Removal and Recovery of Metallic Impurities from Lithium-Ion Battery Black Mass: A Kinetically Optimized Multi-Modal Approach

Achieving true circularity for the critical materials utilized in lithium-ion batteries requires advancements in the state-of-the-art for battery recycling. Fine battery scrap (“black mass”) contains residual metallic contaminants (Cu, Al, Fe, etc.) as well as non-metallic impurities (e.g., plastics) that reduce recycled material performance and may ultimately induce catastrophic cell failure. Successful direct recycling of black mass relies on the effective removal and recovery of these metallic contaminants under conditions that do not adversely impact the cathode material. In the present work, we demonstrate a multi-modal purification approach based on tailored alkaline chemistry to selectively leach metallic contaminants from a matrix of black mass.
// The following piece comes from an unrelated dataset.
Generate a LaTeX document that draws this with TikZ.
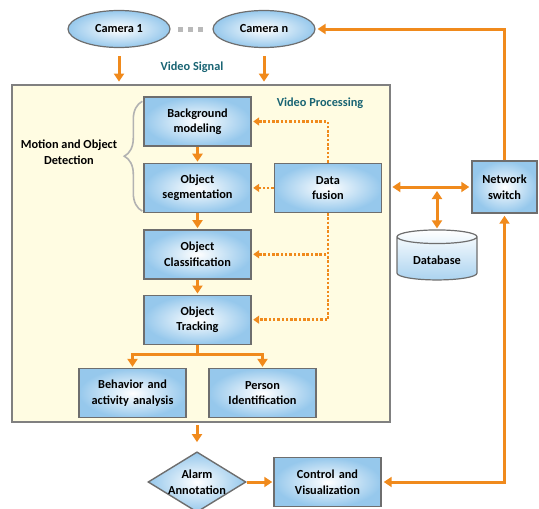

Process conditions have been rationally tuned at the pre-pilot scale to minimize processing time while maximizing the purity of the resulting output product. We utilize a diverse suite of purification strategies—including oxidation, chelation, magnetic separation, flotation, and membrane extraction—in a single batch system to selectively target, remove, and recover impurities from battery black mass. We have developed a circular offtake strategy for the reclaimed Al impurity product, and have also identified further treatment optima for the resulting cathode material to promote optimized surface conditions for subsequent direct recycling treatment. Herein, we present on the development of this method from idealized bench-scale optimization experiments to scale-up and demonstration in an industrially relevant reactor system. We report on the efficacy of purification utilizing a series of real-world battery black mass samples that have been variably pre-processed. We also demonstrate successful integration this method with upstream and downstream direct recycling processes. Finally, we address the reclamation of metallic impurities as valuable side-products from our purification method. Our optimized multi-modal approach represents a promising strategy to purify battery black mass fines under conditions that both retain the engineered value of the cathode product and enable recovery/reuse of the metallic contaminants, thereby maximizing overall value to the critical materials supply chain.